Harvey was the largest rainfall and most damaging flood event in US history.

By all measures it's widespread impact was a devastating blow to the Houston area, Harris County and surrounding counties. It dropped between 36 and 52 inches along the Texas coast over 5 days, exceeding all rainfall records, with up to 20 inches in a day. However, two earlier events from 2015 and 2016 also brought widespread flooding to many parts of Houston. Most bayous during Harvey were over bank by as much as 10 ft, and flooded an estimated 136000 homes in Harris county alone, greatly exceeding the TS Allison impact of 2001.

 While the area deals with a significant recovery effort, there is a massive call to action on the part of politicians, governmental agencies, and thousands affected by this event. There is concern with the statistical basis of rainfalls and floodplain mapping in Houston. There is a concern about the number and frequency of large floods. Development patterns and styles have come into question, as homes have been either built in 100 yr floodplains or taken into those floodplains over time. Estimates say over 47 % of homes flooded in Allison in 2001 were outside the floodplain. Many homes were built within and behind Addicks/Barker reservoirs, many with no knowledge that they were in harms way (over 8000 were flooded there alone), and flooded as water reached record setting levels.

 New technologies have allowed the measurement and prediction of floods to make great strides since the mid 1990s, (Radar, LiDAR, GIS, hydrologic models, floodplain updates) and the Houston area has benefitted from some of these efforts, but clearly we need to do a better job of educating and warning the public about the inherent risks they face along the Gulf coast. With such a low slope area, watershed models need to be regionalized to represent overland flow more accurately and to address over flow areas.
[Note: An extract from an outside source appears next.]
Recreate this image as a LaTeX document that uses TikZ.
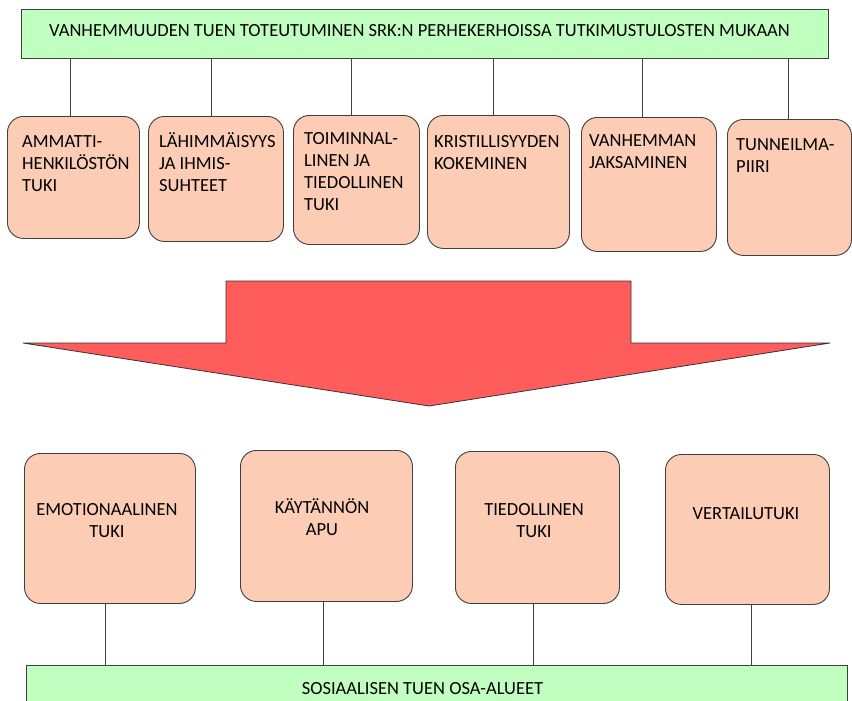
\documentclass[tikz,border=0pt]{standalone}
\usepackage{fontspec}
\setmainfont{Carlito}
\definecolor{vihrea}{RGB}{192,255,192}
\definecolor{persikka}{RGB}{252,205,180}
\definecolor{punainen}{RGB}{255,92,92}
\begin{document}
\begin{tikzpicture}[x=1pt, y=-1pt, font=\fontsize{18.5}{22}\selectfont,
    otsikko/.style={draw=black!75, line width=0.9pt, fill=vihrea, inner sep=0pt, text height=12pt},
    kortti/.style={draw=black!75, line width=0.9pt, fill=persikka, rounded corners=16pt, anchor=north west, inner sep=0pt},
    teksti/.style={anchor=north west, align=left, inner sep=0pt},
    keskella/.style={anchor=north, align=center, inner sep=0pt},
    viiva/.style={draw=black!75, line width=0.9pt}]
      \useasboundingbox (0,0) rectangle (852,701);
      \clip (0,0) rectangle (852,701);
%     otsikko ylhaalla
      \node[otsikko, minimum width=807pt, minimum height=49pt, text depth=5pt] (ots) at (424.5,33.5) {VANHEMMUUDEN TUEN TOTEUTUMINEN SRK:N PERHEKERHOISSA TUTKIMUSTULOSTEN MUKAAN\hspace*{10pt}};
%     tulokset
      \node[kortti, minimum width=132pt, minimum height=122pt] (k1) at (7,116) {};
      \node[kortti, minimum width=135pt, minimum height=125pt] (k2) at (148,116) {};
      \node[kortti, minimum width=126pt, minimum height=129pt] (k3) at (293,115) {};
      \node[kortti, minimum width=142pt, minimum height=133pt] (k4) at (427,115) {};
      \node[kortti, minimum width=135pt, minimum height=134pt] (k5) at (581,117) {};
      \node[kortti, minimum width=124pt, minimum height=136pt] (k6) at (727,119) {};
      \node[teksti] at (22,131.6) {\strut AMMATTI-\\HENKILÖSTÖN\\TUKI};
      \node[teksti] at (159,131.6) {\strut LÄHIMMÄISYYS\\JA IHMIS-\\SUHTEET};
      \node[teksti] at (304,128.6) {\strut TOIMINNAL-\\LINEN JA\\TIEDOLLINEN\\TUKI};
      \node[teksti] at (434,131.6) {\strut KRISTILLISYYDEN\\KOKEMINEN};
      \node[teksti] at (589,130.6) {\strut VANHEMMAN\\JAKSAMINEN};
      \node[teksti] at (736,134.6) {\strut TUNNEILMA-\\PIIRI};
      \foreach \k/\dx in {k1/-3,k2/-5,k3/-5,k4/-5,k5/-7,k6/-1}
        \draw[viiva] ([xshift=\dx pt]\k.north) -- ([xshift=\dx pt]\k.north |- ots.south);
%     iso nuoli
      \draw[draw=black!80, line width=0.8pt, fill=punainen] (226,281) -- (631,281) -- (631,343) -- (830,343) -- (429,406) -- (23,343) -- (226,343) -- cycle;
%     sosiaalisen tuen osa-alueet
      \node[kortti, minimum width=171pt, minimum height=150pt] (a1) at (24,453) {};
      \node[kortti, minimum width=172pt, minimum height=151pt] (a2) at (240,450) {};
      \node[kortti, minimum width=164pt, minimum height=152pt] (a3) at (455,451) {};
      \node[kortti, minimum width=164pt, minimum height=150pt] (a4) at (665,454) {};
      \node[keskella] at (107,499.6) {\strut EMOTIONAALINEN\\TUKI};
      \node[keskella] at (322,497.6) {\strut KÄYTÄNNÖN\\APU};
      \node[keskella] at (534,499.6) {\strut TIEDOLLINEN\\TUKI};
      \node[keskella] at (746,503.6) {\strut VERTAILUTUKI};
      \node[otsikko, minimum width=821pt, minimum height=60pt, text depth=14pt] (ala) at (436.5,695) {SOSIAALISEN TUEN OSA-ALUEET\hspace*{28pt}};
      \foreach \a/\dx in {a1/-4.5,a2/-3,a3/-4,a4/4}
        \draw[viiva] ([xshift=\dx pt]\a.south) -- ([xshift=\dx pt]\a.south |- ala.north);
    \end{tikzpicture}
\end{document}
While the plan forward is daunting, there are a number of positive steps that are occurring and should lead to improved conditions for the future. The community as a whole is having frank discussions about policy changes on storage and detention requirements, needed green infrastructure improvements, and perhaps a third regional reservoir above Addicks. There are calls for better floodplain mapping and perhaps a higher risk standard. Also there is a renewed interest in flood warning systems to better inform the public about risk within specific watersheds. There is still a great deal of suffering out there after Harvey, but the three big floods we have just seen should cause a change in the way Houston expands in the future.